Soweit die Bf meint, sie habe den niedrigen Einheitspreis - allerdings erst im Vergabekontrollverfahren - mit dem Bezug von Zement aus ihrem eigenen Produktionsbetrieb erklärt, so ist ihr zu entgegnen, dass die Vergabekontrollbehörde nach der Rsp zwar ebenso wie der Auftraggeber die Preisgestaltung auf ihre betriebswirtschaftliche Erklär- und Nachvollziehbarkeit zu prüfen hat, dies aber unter Berücksichtigung der dem Auftraggeber zur Verfügung gestandenen Unterlagen.
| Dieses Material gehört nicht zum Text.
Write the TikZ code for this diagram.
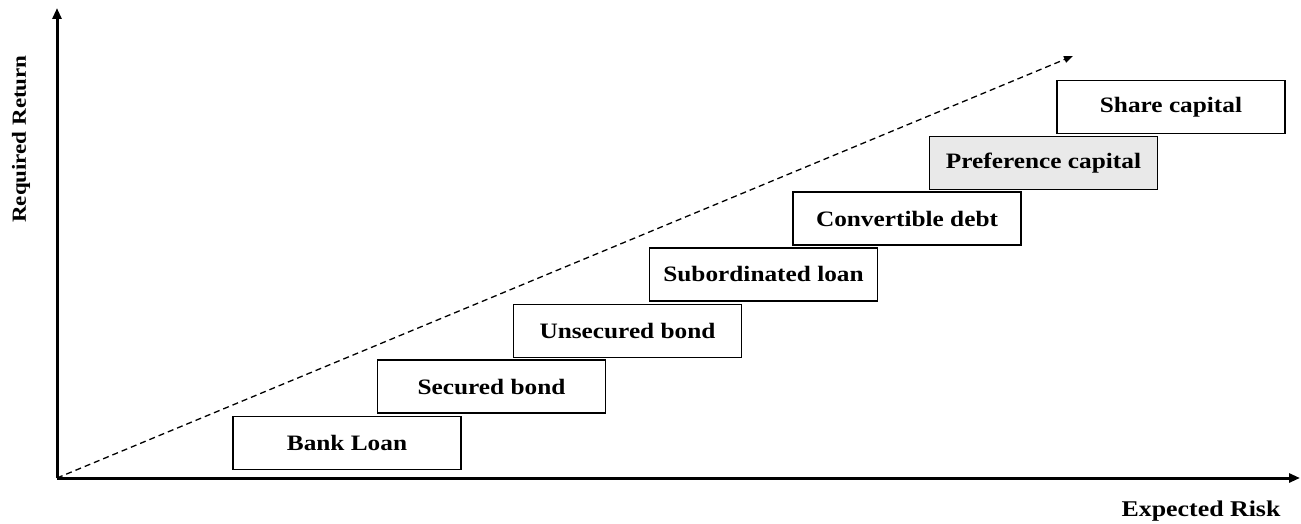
\documentclass[tikz,border=0pt]{standalone}
\usepackage{fontspec}
\setmainfont{Liberation Serif}[FakeStretch=1.15]
\usepackage{tikz}
\usetikzlibrary{positioning,arrows.meta}
\tikzset{
  tier/.style ={rectangle, draw=black, line width=1.7pt, fill=white,
                minimum width=228pt, minimum height=53pt, inner sep=0pt,
                font=\fontsize{22}{26}\selectfont\bfseries},
  pref/.style ={tier, fill=gray!17},
  axis/.style ={-{Triangle[length=11pt,width=9pt]}, line width=3pt},
  trend/.style={-{Triangle[length=9pt,width=7pt]}, line width=1.3pt,
                dash pattern=on 6pt off 4pt},
  axlab/.style={font=\fontsize{22.5}{26}\selectfont\bfseries, inner sep=0pt},
}

\begin{document}
\begin{tikzpicture}[x=1pt, y=-1pt]
  \useasboundingbox (0,0) rectangle (1301,524);

  % axes
  \coordinate (o) at (57,478);
  \coordinate (ytip) at (57,8);
  \coordinate (xtip) at (1300,478);
  \coordinate (dtip) at (1073,56);
  \draw[axis] (o) -- (ytip);
  \draw[axis] (o) -- (xtip);
  \node[axlab, rotate=90, font=\fontsize{20}{24}\selectfont\bfseries]
    (ylab) at (21,139) {Required Return};
  \node[axlab] (xlab) at (1201,511) {Expected Risk};

  % trend line
  \draw[trend] (o) -- (dtip);

  % financing instruments
  \node[tier] (bank) at (347,443)    {Bank Loan};
  \node[tier] (sec)  at (491.5,386.5) {Secured bond};
  \node[tier] (uns)  at (627.5,331)  {Unsecured bond};
  \node[tier] (sub)  at (763.5,274.5) {Subordinated loan};
  \node[tier] (conv) at (907,218.5)  {Convertible debt};
  \node[pref] (pref) at (1043.5,163) {Preference capital};
  \node[tier] (share) at (1171,107)  {Share capital};
\end{tikzpicture}
\end{document}
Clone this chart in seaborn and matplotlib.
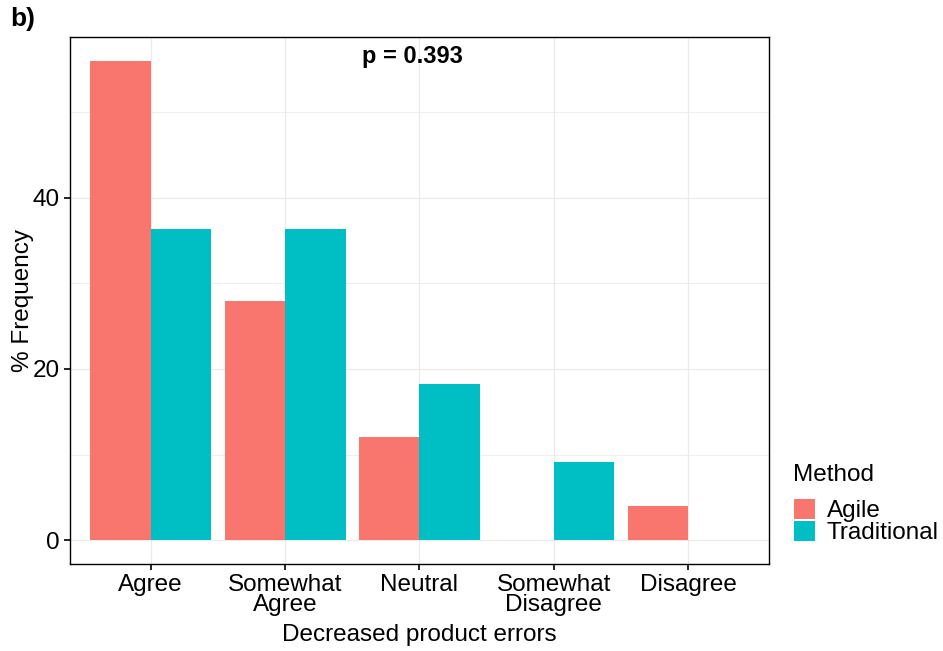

Die belangte Behörde hatte daher im Nachprüfungsverfahren die betriebswirtschaftliche Erklär- und Nachvollziehbarkeit des Einheitspreises für die Zweischicht-Betondecke auf der Grundlage der im Vergabeverfahren gegenüber der Auftraggeberin abgegebenen Erklärungen der Bf zu beurteilen (somit auch auf der Grundlage des Prüfberichts, wonach der Zement im Werk der L AG hergestellt werde) und damit auf neue, im Nachprüfungsverfahren erstmals vorgebrachte Erklärungen betreffend die Plausibilität des Preises nicht Bedacht zu nehmen. Dies ergibt sich abgesehen von der Rsp auch aus § 125 Abs 5 BVergG 2006, wonach im Zuge der vertieften Angebotsprüfung der Auftraggeber eine verbindliche Erklärung zu verlangen hat und der Auftraggeber anschließend eingegangene Erläuterungen und Nachweise des Bieters bei der Prüfung der Erklär- und Nachvollziehbarkeit des Preises zu berücksichtigen hat. Dieser Bestimmung stünde es entgegen, wenn der Bieter die tatsächliche Erklärung für die Nachvollziehbarkeit des konkret überprüften Preises im Vergabeverfahren verschweigen und erst im Zuge eines allfälligen Nachprüfungsverfahrens vor der belangten Behörde preisgeben könnte, weil es dann dem Bieter überlassen bliebe, ob er eine vertiefte Angebotsprüfung schon vor dem Auftraggeber oder erst vor der Behörde ermöglicht, er also das in § 125 Abs 5 BVergG 2006 umschriebene Verfahren vom Auftraggeber auf die Behörde überwälzt. Daher hat es der VwGH im Erkenntnis vom 22. Juni 2011, 2011/04/0011, in einem Fall, in dem der Auftraggeber eine vertiefte Angebotsprüfung hätte durchführen müssen, dies aber unterlassen hat, für rechtmäßig angesehen, dass die Behörde die Zuschlagsentscheidung für nichtig erklärte, weil es Aufgabe des Auftraggebers (und nicht der Behörde) sei, die vertiefte Angebotsprüfung durchzuführen.